Çözüm kadınlardan geçiyor Aslında yapılması gerekenler belli. Öncelikle köklü eğitim reformu. Sonra istihdam politikalarında devrim: "Eşit işe eşit ücret" ilkesini yasal yaptırımlar eşliğinde uygulamaya koymak. Tüm işyerlerine kadın kotası şartı getirmek. "Önyargıları kırmak" konusuna gelince, işe siyaset kurumundan başlamak şart.
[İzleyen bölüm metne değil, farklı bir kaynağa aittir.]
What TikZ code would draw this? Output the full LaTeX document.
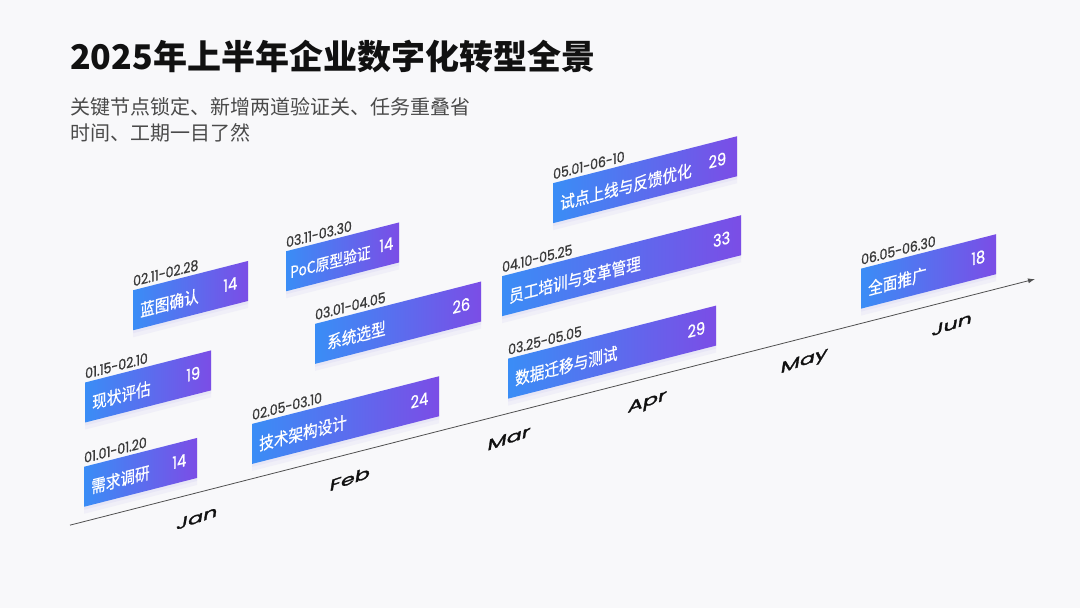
\documentclass[tikz,border=0pt]{standalone}
\usepackage{fontspec}
\setmainfont{Poppins}
\newfontfamily\cjk{Noto Sans CJK SC}
\newfontfamily\cjknarrow[FakeStretch=0.86, FakeBold=0.6]{Noto Sans CJK SC}
\newfontfamily\numnarrow[FakeStretch=0.86, FakeBold=0.8]{Poppins}
\newfontfamily\monthfont[FakeBold=1.6]{Poppins}
\usetikzlibrary{arrows.meta,positioning,shadows}
\definecolor{tbg}{HTML}{F8F8FA}
\definecolor{tblue}{HTML}{3A8DF6}
\definecolor{tviolet}{HTML}{7B4DE6}
\definecolor{tshadow}{HTML}{D9D6F3}
\definecolor{tink}{HTML}{111111}
\definecolor{tgrey}{HTML}{4A4A4A}
\definecolor{tdate}{HTML}{3A3A3A}
\definecolor{taxis}{HTML}{505050}
\tikzset{
  taskbar/.style={anchor=north west, minimum height=40pt, inner sep=0pt,
                  left color=tblue, right color=tviolet,
                  drop shadow={shadow xshift=0pt, shadow yshift=-7pt, fill=tshadow, opacity=0.25},
                  drop shadow={shadow xshift=0pt, shadow yshift=-3pt, fill=tshadow, opacity=0.35}},
  tasklbl/.style={anchor=west, inner sep=0pt, text=white, font=\cjknarrow\fontsize{17}{17}\selectfont},
  tasknum/.style={anchor=east, inner sep=0pt, text=white, font=\numnarrow\fontsize{17}{17}\selectfont},
  datelbl/.style={anchor=south west, inner sep=0pt, text=tdate, font=\numnarrow\fontsize{14.5}{14.5}\selectfont},
  monthlbl/.style={inner sep=0pt, text=tink, font=\monthfont\fontsize{20}{20}\selectfont,
                   rotate=5, xslant=0.25, yscale=0.75, xscale=1.12},
  timeaxis/.style={draw=taxis, line width=0.8pt, -{Latex[length=7pt,width=5pt]}},
}

\begin{document}
\begin{tikzpicture}[x=1pt, y=-1pt]
  \fill[tbg] (0,0) rectangle (1080,608);
  \useasboundingbox (0,0) rectangle (1080,608);
  % heading
  \node[anchor=west, inner sep=0pt, text=tink, font=\cjk\bfseries\fontsize{34}{34}\selectfont] (title) at (70,57)
    {2025年上半年企业数字化转型全景};
  \node[anchor=north west, inner sep=0pt, align=left, text=tgrey, font=\cjk\fontsize{20}{26}\selectfont] (sub) at (70,97)
    {关键节点锁定、新增两道验证关、任务重叠省\\时间、工期一目了然};

  % the whole timeline leans up along the axis
  \begin{scope}[cm={1,0.255,0,1,(0,0)}, transform shape]
    \coordinate (ax0) at (70,543);
    \coordinate (ax1) at (1035,543);
    \draw[timeaxis] (ax0) -- (ax1);

    \node[monthlbl] (jan) at (197,568) {Jan};
    \node[monthlbl] (feb) at (350,568) {Feb};
    \node[monthlbl] (mar) at (509,568) {Mar};
    \node[monthlbl] (apr) at (647,568) {Apr};
    \node[monthlbl] (may) at (804,567) {May};
    \node[monthlbl] (jun) at (952,567) {Jun};

    % lower row
    \node[taskbar, minimum width=113pt] (req) at (84,488) {};
    \node[tasklbl] (reqL) at ([xshift=7pt, yshift=-2pt]req.west) {需求调研};
    \node[tasknum] (reqN) at ([xshift=-11pt, yshift=1pt]req.east) {14};
    \node[datelbl] (reqD) at ([yshift=3pt]req.north west) {01.01-01.20};

    \node[taskbar, minimum width=187pt] (arch) at (252,488) {};
    \node[tasklbl] (archL) at ([xshift=7pt, yshift=-2pt]arch.west) {技术架构设计};
    \node[tasknum] (archN) at ([xshift=-11pt, yshift=1pt]arch.east) {24};
    \node[datelbl] (archD) at ([yshift=3pt]arch.north west) {02.05-03.10};

    \node[taskbar, minimum width=208pt] (mig) at (508,488) {};
    \node[tasklbl] (migL) at ([xshift=7pt, yshift=-2pt]mig.west) {数据迁移与测试};
    \node[tasknum] (migN) at ([xshift=-11pt, yshift=1pt]mig.east) {29};
    \node[datelbl] (migD) at ([yshift=3pt]mig.north west) {03.25-05.05};

    \node[taskbar, minimum width=135pt] (roll) at (861,488) {};
    \node[tasklbl] (rollL) at ([xshift=7pt, yshift=-2pt]roll.west) {全面推广};
    \node[tasknum] (rollN) at ([xshift=-11pt, yshift=1pt]roll.east) {18};
    \node[datelbl] (rollD) at ([yshift=3pt]roll.north west) {06.05-06.30};

    % middle row
    \node[taskbar, minimum width=126pt] (asis) at (85,404) {};
    \node[tasklbl] (asisL) at ([xshift=7pt, yshift=-2pt]asis.west) {现状评估};
    \node[tasknum] (asisN) at ([xshift=-11pt, yshift=1pt]asis.east) {19};
    \node[datelbl] (asisD) at ([yshift=3pt]asis.north west) {01.15-02.10};

    \node[taskbar, minimum width=166pt] (sel) at (315,404) {};
    \node[tasklbl] (selL) at ([xshift=12pt, yshift=-2pt]sel.west) {系统选型};
    \node[tasknum] (selN) at ([xshift=-11pt, yshift=1pt]sel.east) {26};
    \node[datelbl] (selD) at ([yshift=3pt]sel.north west) {03.01-04.05};

    \node[taskbar, minimum width=239pt] (train) at (502,404) {};
    \node[tasklbl] (trainL) at ([xshift=7pt, yshift=-2pt]train.west) {员工培训与变革管理};
    \node[tasknum] (trainN) at ([xshift=-11pt, yshift=1pt]train.east) {33};
    \node[datelbl] (trainD) at ([yshift=3pt]train.north west) {04.10-05.25};

    % upper row
    \node[taskbar, minimum width=115pt] (blue) at (133,324) {};
    \node[tasklbl] (blueL) at ([xshift=7pt, yshift=-2pt]blue.west) {蓝图确认};
    \node[tasknum] (blueN) at ([xshift=-11pt, yshift=1pt]blue.east) {14};
    \node[datelbl] (blueD) at ([yshift=3pt]blue.north west) {02.11-02.28};

    \node[taskbar, minimum width=113pt] (poc) at (286,324) {};
    \node[tasklbl, font=\cjknarrow\fontsize{16}{16}\selectfont] (pocL) at ([xshift=4pt, yshift=-2pt]poc.west) {PoC原型验证};
    \node[tasknum] (pocN) at ([xshift=-6pt, yshift=1pt]poc.east) {14};
    \node[datelbl] (pocD) at ([yshift=3pt]poc.north west) {03.11-03.30};

    \node[taskbar, minimum width=184pt] (pilot) at (553,324) {};
    \node[tasklbl] (pilotL) at ([xshift=7pt, yshift=-2pt]pilot.west) {试点上线与反馈优化};
    \node[tasknum] (pilotN) at ([xshift=-11pt, yshift=1pt]pilot.east) {29};
    \node[datelbl] (pilotD) at ([yshift=3pt]pilot.north west) {05.01-06-10};
  \end{scope}
\end{tikzpicture}
\end{document}
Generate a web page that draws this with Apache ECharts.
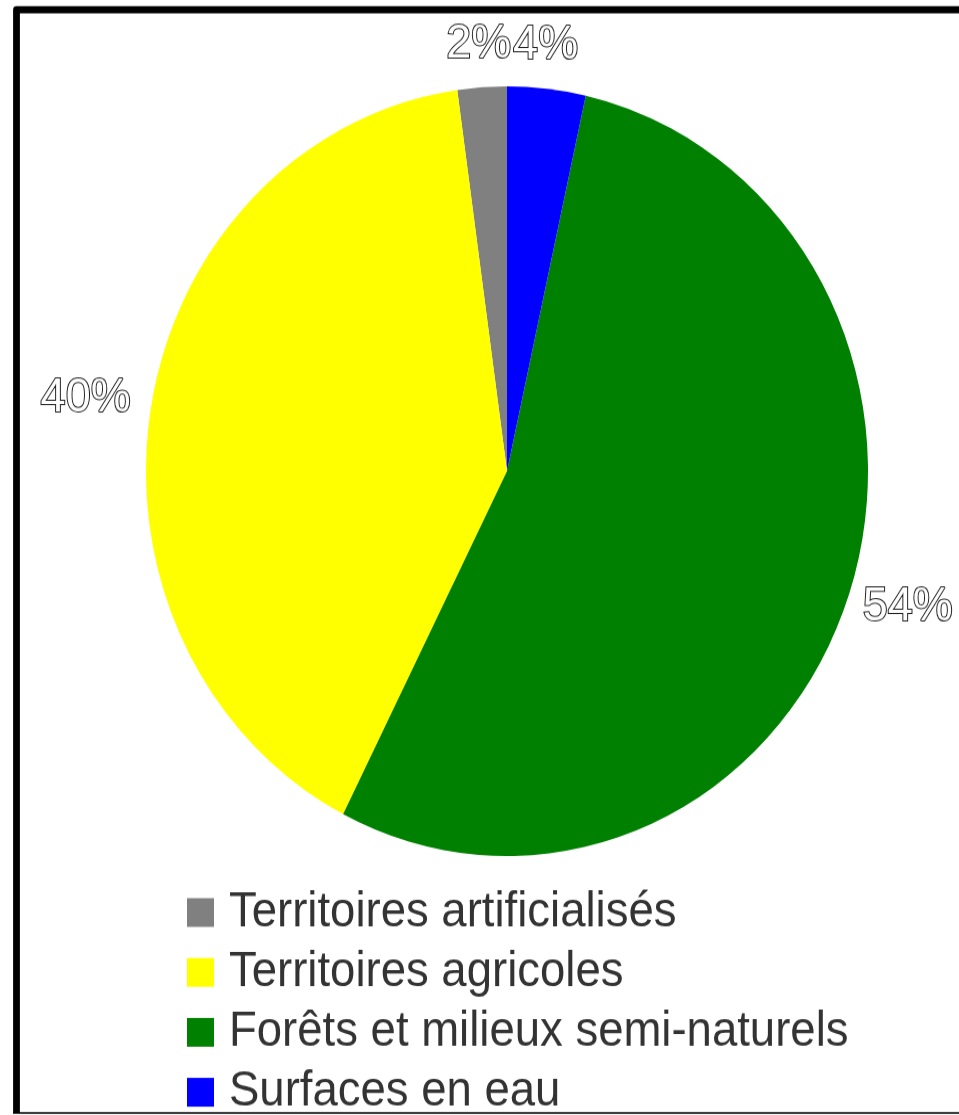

Meclis'te kadın milletvekili oranını yüzde 4.4'ten en az yüzde 25-30'lara çıkarmak istiyorsak, konuyu partilerin iyiniyetine, tüzük değişikliklerine terkedemeyiz; mutlaka Siyasi Partiler ve Seçim Yasaları'na bağlayıcı hükümler koymak zorundayız. Batı'da cinsiyet eşitliği öyle boyutlara vardı ki, örneğin İsviçre'de dışişleri kadrolarının yarı yarıya paylaştırılması uygulaması başlatıldı. Şili'de de yeni hükümette koltukların yarısı kadınlara verildi, yarısı erkeklere. İsviçre'de Dışişleri Bakanı'nın, Şili'de yeni Devlet Başkanı'nın kadın olmasını gözönüne alarak, "Türkiye'de de buna yakın eşitliğin sağlanabilmesi için kadınlar karar mekanizmalarının başına geçmeli" diyeceğiz ama... Cumhuriyet tarihinin tek kadın başbakanı Tansu Çiller'in bile erkek kabine kurduğunu hatırlayınca, dilimiz varmıyor doğrusu!